**WORK TO DO**
Count up the lines in the following listing that hold the word "chart", then give only that count.

**EXTRACTED RECORDS**
◆ ◆ ◆ ◆
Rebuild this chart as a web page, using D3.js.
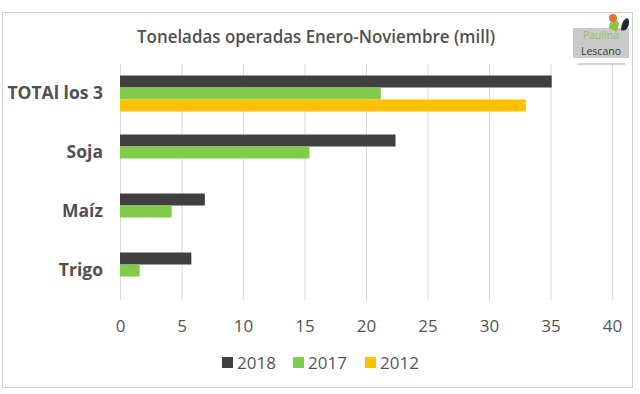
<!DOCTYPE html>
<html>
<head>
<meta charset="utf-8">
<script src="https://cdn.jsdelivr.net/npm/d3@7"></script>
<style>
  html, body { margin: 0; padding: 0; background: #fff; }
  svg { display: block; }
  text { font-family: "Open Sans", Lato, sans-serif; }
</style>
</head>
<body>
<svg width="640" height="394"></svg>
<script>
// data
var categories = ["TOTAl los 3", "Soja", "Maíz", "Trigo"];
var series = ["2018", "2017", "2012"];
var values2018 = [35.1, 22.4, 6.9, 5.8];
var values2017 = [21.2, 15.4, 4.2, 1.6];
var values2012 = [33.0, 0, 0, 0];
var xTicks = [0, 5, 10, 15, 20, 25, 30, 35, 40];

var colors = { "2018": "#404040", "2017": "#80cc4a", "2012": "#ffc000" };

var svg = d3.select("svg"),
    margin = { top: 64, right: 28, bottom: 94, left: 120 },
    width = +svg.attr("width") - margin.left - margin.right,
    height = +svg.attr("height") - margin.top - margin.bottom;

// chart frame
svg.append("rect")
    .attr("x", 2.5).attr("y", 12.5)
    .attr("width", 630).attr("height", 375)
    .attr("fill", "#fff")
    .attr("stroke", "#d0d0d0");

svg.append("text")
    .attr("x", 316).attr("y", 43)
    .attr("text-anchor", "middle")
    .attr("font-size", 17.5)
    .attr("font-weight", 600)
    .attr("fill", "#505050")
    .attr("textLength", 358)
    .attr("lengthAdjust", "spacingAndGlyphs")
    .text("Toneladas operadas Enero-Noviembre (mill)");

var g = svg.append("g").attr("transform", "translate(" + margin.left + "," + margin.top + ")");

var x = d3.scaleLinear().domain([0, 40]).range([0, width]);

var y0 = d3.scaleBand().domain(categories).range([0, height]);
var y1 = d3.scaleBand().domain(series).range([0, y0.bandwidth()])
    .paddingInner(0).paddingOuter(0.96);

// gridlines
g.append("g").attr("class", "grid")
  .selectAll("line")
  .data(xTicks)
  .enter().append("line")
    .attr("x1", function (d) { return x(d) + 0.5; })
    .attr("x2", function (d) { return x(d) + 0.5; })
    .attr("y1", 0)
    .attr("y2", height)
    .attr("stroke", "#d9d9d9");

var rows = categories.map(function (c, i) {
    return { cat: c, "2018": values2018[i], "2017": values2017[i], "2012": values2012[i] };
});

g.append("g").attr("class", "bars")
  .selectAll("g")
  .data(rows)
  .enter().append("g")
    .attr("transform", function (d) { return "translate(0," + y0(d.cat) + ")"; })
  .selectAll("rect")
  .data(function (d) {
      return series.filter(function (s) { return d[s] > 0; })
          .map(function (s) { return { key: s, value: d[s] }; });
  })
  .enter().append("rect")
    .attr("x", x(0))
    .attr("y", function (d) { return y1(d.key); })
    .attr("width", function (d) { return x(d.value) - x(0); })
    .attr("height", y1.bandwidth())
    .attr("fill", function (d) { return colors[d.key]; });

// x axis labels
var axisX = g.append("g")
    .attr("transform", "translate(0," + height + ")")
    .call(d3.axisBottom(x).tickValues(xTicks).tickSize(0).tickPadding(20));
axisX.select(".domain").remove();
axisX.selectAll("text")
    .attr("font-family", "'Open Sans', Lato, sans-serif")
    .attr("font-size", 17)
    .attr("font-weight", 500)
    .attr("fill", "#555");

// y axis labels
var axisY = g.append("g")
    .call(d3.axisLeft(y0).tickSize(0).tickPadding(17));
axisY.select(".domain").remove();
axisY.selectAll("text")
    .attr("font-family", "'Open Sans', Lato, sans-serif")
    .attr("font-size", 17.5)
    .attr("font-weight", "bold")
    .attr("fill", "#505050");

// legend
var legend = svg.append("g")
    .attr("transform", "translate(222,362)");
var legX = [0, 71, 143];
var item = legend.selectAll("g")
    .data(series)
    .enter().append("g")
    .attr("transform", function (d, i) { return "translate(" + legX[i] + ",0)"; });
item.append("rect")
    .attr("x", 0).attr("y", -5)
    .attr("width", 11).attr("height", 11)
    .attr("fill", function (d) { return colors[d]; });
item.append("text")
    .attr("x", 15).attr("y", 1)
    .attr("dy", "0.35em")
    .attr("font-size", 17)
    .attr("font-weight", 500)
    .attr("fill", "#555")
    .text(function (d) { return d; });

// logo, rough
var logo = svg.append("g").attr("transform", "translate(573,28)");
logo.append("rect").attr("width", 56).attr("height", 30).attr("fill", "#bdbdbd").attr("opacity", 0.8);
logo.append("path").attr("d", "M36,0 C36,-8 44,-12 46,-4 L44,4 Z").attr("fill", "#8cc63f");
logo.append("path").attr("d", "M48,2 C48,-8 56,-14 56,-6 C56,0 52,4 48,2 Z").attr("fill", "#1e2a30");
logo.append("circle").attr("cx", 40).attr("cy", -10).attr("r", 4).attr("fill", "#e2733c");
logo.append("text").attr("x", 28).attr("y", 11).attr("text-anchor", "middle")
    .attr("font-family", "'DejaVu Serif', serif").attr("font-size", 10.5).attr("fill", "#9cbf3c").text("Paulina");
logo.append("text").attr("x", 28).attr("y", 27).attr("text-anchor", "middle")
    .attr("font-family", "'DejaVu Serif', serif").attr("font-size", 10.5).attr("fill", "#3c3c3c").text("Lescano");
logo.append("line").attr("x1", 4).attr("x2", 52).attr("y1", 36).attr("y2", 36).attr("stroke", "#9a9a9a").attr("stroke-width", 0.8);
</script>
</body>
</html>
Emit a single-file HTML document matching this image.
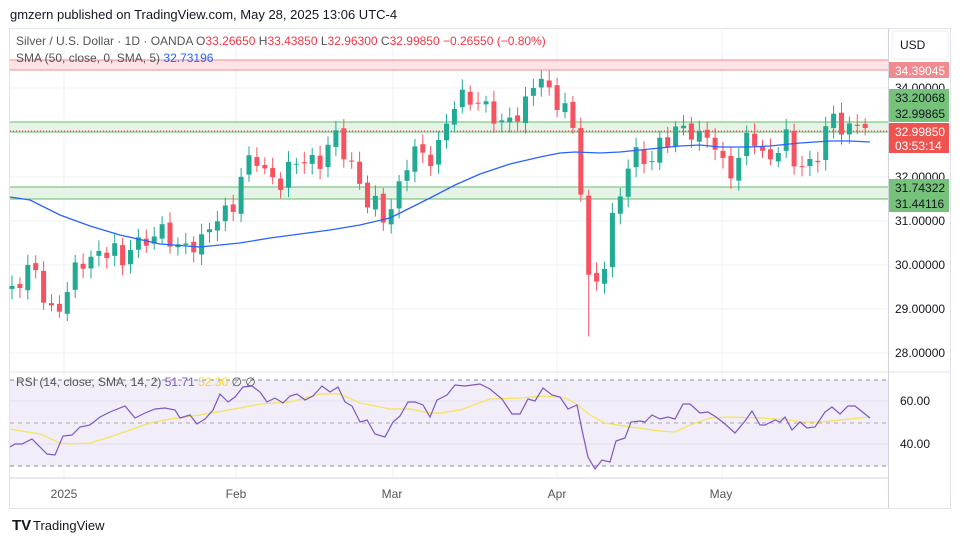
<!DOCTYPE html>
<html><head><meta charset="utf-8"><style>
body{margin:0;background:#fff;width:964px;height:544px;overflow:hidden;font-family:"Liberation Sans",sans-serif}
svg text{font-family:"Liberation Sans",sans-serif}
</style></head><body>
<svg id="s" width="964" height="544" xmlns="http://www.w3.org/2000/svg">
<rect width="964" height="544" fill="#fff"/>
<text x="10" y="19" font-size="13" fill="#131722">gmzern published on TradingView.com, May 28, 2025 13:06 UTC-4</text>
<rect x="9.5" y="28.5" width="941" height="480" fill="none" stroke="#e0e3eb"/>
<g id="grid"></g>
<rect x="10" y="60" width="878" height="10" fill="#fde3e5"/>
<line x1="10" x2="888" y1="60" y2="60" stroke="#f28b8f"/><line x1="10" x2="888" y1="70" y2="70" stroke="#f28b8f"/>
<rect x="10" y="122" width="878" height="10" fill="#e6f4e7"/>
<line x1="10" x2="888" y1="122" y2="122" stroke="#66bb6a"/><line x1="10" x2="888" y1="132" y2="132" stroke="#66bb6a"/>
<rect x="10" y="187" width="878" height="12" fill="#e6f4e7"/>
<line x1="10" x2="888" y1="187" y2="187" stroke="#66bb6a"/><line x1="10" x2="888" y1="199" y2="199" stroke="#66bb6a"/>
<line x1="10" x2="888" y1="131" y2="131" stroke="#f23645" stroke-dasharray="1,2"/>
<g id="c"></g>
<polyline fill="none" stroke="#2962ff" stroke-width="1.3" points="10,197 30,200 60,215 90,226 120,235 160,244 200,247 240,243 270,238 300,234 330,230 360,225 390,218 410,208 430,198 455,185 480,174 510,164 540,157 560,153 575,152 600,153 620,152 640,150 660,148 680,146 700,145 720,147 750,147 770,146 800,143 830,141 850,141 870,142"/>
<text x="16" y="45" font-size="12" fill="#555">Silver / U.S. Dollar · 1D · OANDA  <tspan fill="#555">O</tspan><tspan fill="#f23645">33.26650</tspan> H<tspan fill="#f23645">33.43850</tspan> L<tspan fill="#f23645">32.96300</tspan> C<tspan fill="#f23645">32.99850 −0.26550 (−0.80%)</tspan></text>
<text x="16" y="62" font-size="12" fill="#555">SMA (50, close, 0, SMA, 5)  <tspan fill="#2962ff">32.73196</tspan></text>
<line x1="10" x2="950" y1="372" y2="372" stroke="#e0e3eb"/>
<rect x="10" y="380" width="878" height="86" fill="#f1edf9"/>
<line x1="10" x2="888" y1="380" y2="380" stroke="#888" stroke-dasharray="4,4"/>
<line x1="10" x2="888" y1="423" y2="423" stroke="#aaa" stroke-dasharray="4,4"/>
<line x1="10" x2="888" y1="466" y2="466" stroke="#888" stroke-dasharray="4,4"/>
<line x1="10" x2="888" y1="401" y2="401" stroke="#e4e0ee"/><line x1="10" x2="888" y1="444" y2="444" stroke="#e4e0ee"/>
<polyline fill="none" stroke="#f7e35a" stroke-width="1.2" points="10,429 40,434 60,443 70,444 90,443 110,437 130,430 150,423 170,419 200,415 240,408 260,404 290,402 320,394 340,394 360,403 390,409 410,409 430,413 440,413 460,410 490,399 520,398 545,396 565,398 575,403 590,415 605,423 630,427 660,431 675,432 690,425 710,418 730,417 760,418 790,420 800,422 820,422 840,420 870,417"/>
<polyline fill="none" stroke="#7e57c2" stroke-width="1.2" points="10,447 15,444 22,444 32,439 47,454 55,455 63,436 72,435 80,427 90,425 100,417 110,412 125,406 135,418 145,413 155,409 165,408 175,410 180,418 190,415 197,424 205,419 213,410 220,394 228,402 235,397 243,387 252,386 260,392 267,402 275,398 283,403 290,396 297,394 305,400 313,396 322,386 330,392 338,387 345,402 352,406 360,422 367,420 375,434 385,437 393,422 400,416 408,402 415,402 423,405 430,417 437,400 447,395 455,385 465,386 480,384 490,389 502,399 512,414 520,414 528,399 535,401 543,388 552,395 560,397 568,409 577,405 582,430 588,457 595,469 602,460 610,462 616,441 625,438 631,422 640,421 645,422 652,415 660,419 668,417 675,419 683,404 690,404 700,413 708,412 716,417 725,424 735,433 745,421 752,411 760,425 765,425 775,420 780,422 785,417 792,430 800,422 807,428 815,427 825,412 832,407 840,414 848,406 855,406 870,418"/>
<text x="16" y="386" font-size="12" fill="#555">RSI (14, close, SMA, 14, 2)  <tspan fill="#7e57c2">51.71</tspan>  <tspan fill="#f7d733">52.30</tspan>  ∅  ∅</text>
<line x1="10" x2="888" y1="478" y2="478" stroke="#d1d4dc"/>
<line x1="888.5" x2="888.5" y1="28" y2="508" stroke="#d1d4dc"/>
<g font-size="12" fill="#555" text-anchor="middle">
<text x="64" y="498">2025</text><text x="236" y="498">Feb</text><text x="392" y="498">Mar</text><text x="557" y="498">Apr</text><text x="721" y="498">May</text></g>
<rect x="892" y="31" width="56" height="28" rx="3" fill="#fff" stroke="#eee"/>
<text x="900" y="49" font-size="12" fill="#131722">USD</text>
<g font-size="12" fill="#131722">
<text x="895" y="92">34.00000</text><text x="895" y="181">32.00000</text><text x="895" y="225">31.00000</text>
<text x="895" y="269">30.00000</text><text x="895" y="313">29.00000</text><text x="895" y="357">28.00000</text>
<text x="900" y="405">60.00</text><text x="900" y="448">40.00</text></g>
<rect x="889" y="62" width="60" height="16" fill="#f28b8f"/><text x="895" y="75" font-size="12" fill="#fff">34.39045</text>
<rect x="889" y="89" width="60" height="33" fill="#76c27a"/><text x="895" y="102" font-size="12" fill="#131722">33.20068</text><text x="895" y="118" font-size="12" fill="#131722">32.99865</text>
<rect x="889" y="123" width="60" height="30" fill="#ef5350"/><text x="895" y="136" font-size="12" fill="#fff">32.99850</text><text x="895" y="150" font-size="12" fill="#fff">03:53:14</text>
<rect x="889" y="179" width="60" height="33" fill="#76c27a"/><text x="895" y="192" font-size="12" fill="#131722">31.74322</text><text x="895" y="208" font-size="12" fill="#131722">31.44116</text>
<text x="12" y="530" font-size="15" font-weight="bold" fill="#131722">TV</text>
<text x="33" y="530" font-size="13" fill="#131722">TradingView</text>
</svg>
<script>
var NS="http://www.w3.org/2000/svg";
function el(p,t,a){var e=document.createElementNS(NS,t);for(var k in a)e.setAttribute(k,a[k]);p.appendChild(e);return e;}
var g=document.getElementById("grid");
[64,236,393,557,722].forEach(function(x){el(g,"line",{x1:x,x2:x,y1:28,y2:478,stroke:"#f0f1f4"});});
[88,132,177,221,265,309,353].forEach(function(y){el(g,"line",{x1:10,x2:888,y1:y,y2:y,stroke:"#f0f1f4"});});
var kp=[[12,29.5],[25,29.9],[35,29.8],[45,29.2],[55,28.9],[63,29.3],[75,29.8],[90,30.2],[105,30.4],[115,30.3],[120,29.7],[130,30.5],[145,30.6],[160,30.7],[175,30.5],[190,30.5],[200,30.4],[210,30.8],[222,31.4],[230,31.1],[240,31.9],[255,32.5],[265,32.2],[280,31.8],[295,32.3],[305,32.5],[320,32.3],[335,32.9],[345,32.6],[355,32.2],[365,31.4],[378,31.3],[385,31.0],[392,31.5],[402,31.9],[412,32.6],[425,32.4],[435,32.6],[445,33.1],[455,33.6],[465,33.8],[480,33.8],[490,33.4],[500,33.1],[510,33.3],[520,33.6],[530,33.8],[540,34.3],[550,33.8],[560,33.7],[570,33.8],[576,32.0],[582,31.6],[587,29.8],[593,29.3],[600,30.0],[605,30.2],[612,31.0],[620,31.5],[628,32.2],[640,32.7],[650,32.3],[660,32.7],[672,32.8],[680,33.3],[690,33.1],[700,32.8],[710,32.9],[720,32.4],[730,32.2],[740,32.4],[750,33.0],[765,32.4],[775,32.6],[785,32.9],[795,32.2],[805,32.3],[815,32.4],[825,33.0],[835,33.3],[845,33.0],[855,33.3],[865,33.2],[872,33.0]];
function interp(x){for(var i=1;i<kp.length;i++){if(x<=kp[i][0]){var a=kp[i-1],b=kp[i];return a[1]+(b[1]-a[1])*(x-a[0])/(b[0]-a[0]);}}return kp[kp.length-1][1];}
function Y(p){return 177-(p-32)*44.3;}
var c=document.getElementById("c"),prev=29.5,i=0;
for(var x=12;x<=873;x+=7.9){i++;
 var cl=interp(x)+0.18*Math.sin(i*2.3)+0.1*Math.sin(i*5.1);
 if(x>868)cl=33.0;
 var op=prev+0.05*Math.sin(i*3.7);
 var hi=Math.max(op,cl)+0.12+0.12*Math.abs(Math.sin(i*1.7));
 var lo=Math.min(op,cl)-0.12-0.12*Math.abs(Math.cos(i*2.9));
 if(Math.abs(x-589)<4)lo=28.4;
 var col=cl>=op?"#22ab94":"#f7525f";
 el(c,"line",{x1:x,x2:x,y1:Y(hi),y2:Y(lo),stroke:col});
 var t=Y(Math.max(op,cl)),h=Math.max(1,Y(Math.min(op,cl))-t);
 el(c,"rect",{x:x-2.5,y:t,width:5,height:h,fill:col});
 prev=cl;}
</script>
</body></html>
◆ ◆ ◆ ◆
**ANSWER TO THE TASK**
2